Really, my body is exactly as it is “supposed to” look, because it is mine, and mine alone. It has stories to tell of love and loss, growth and change, life, and sadly, death. Somehow, even as a confident, grounded, rational, and kinda intelligent woman, I lost sight of the fact that THIS is what a body looks like.
I started paying more attention to old artwork, old imagery, and saw more and more that these bodies too were pillowy and cloud-like, and then I started to wonder what the hell happened to our story telling. What the hell happened to the truth getting transformed into something you could order now for the low low price of eternal inadequacy, and the constant quest to be better. What the hell were we thinking when we let ourselves get wrapped up in a narrative that is so blatantly false, it all but comes with a neon dollar sign.

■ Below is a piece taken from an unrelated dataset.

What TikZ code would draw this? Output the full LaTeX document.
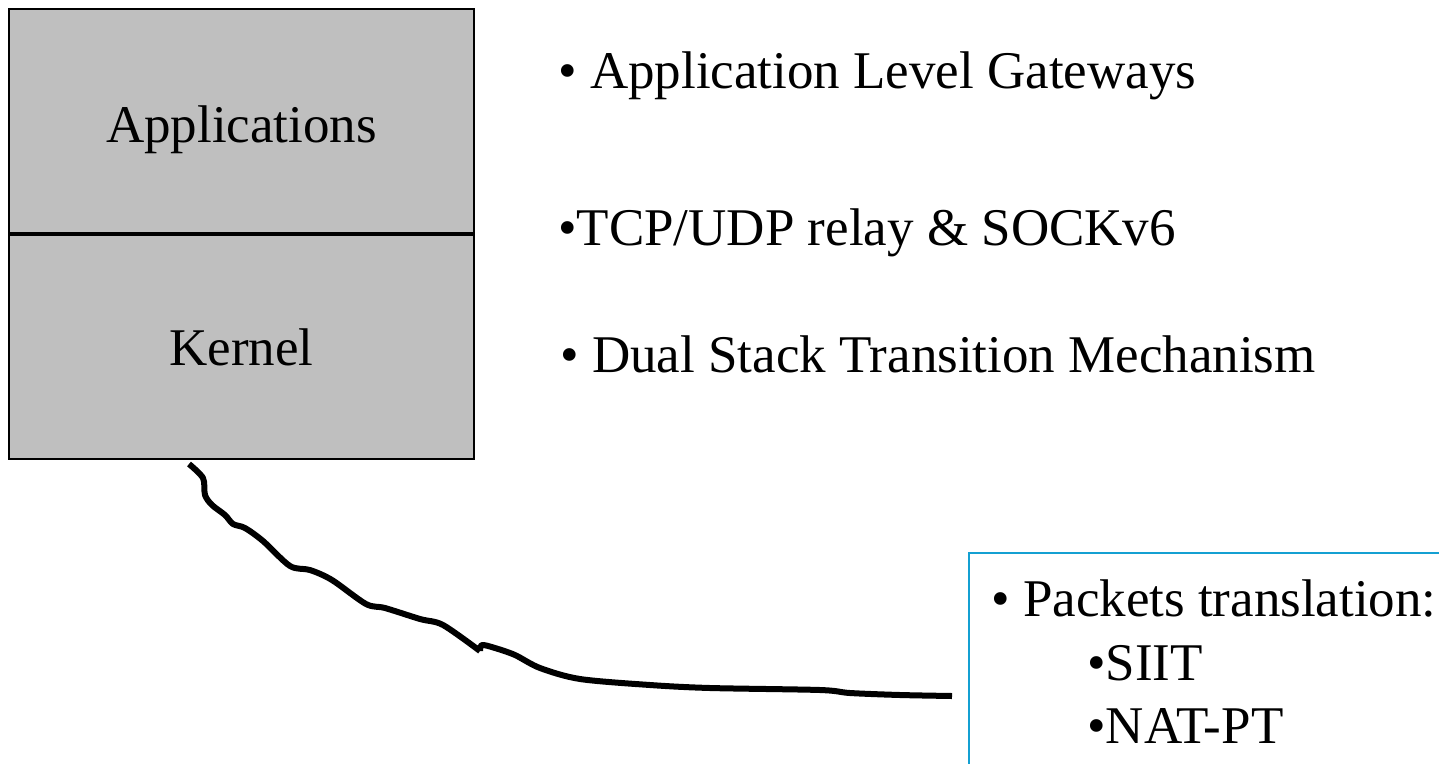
\documentclass[tikz,border=0pt]{standalone}
\usepackage{fontspec}
\setmainfont{Liberation Serif}
\definecolor{frameblue}{RGB}{20,160,210}
\newcommand\BigText{\fontsize{53}{62}\selectfont}
\tikzset{
    layer/.style={draw,line width=2pt,fill=gray!50,minimum width=465pt,minimum height=224pt,inner sep=0pt},
    item/.style={anchor=base west,inner sep=0pt,font=\BigText},
    label/.style={anchor=base,inner sep=0pt,font=\BigText},
}

\begin{document}
\begin{tikzpicture}[x=1pt,y=-1pt]
    \useasboundingbox (0,0) rectangle (1439,763);
    % stack
    \node[layer] (apps) at (241.5,121) {};
    \node[layer,anchor=north] (kernel) at (apps.south) {};
    \node[label] (appstext) at (241.5,142) {Applications};
    \node[label] (kerneltext) at (241.5,365) {Kernel};
    % mechanisms
    \node[item] (alg) at (558,88) {• Application Level Gateways};
    \node[item] (relay) at (558,245) {•TCP/UDP relay \& SOCKv6};
    \node[item] (dstm) at (560,372) {• Dual Stack Transition Mechanism};
    \begin{scope}[color=frameblue] % translation box
        \draw[line width=2pt] (1450,553) -- (969,553) -- (969,775);
    \end{scope}
    \node[item] (packets) at (991,616) {• Packets translation:};
    \node[item] (siit) at (1087,680) {•SIIT};
    \node[item] (natpt) at (1087,743) {•NAT-PT};
    % wavy link
    \coordinate (linkstart) at ([shift={(-52.5,4)}]kernel.south);
    \coordinate (linkend) at (952,696);
    \draw[line width=6pt,line join=round]
        plot[smooth,tension=0.5] coordinates {(linkstart) (203,478) (205,495) (212,505) (225,515)
        (233,524) (245,528) (263,541) (290,566) (310,570) (332,580) (366,604) (385,608)
        (420,619) (443,625) (480,651)}
        plot[smooth,tension=0.5] coordinates {(480,651) (482,645) (495,648) (515,655) (540,668)
        (580,679) (650,685) (710,688) (820,690) (850,693) (900,695) (linkend)};
\end{tikzpicture}
\end{document}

I started to think about other aspects of our lives, and where we draw our information and examples from that help shape – and in often cases straight up create – our reality.
We see perfect bodies in magazines. We see perfect little families with all their parenting shit and anxieties figured out with just a few laughs out on a tiny screen in 22 minutes or less. We see perfect couples with wildly romantic togetherness that seems to never end, if only for two hours. And we see some truisms sneak into those exact media outlets with quotes from Don Draper like “what you call love was invented by guys like me to sell nylons.”
We start to wake up from a dream that we’ve been sold, and have bought – or at least have strived to buy – and you know what? I think I’m over it.
Do not mistake this for nihilism, cynicism, skepticism, or any other ism, for that matter, nor is this a campaign to “blame the media;” I am a staunch believer in love, family, self, growth, and development, and an active consumer of and participant in print, online, and social media. And although I may be the only person in North America not watching Game of Thrones these days, I do love a good binge sesh on Netflix, the over exposed images on Instagram, and the delight of magazine pages on my finger tips. Please read these words through the simple and complex context that you alone are enough.
Your body, your family, your relationship: all of it is what it is. If “what it is” doesn’t feel healthy, by all means, chaaaange it. But if what it is feels right and true and good to you, then don’t let the expectations of someone selling a dream and a bottom line change the shape of your bottom or any of your curvy lines.
As tens of thousands of kids go back to school next week and start to write “what I learned on my summer vacation” across the top of the three hole punched page, I will tell you that what I learned this summer is that I’m going to stop buying what they’re selling, and start living right here, right now, for my family and for me.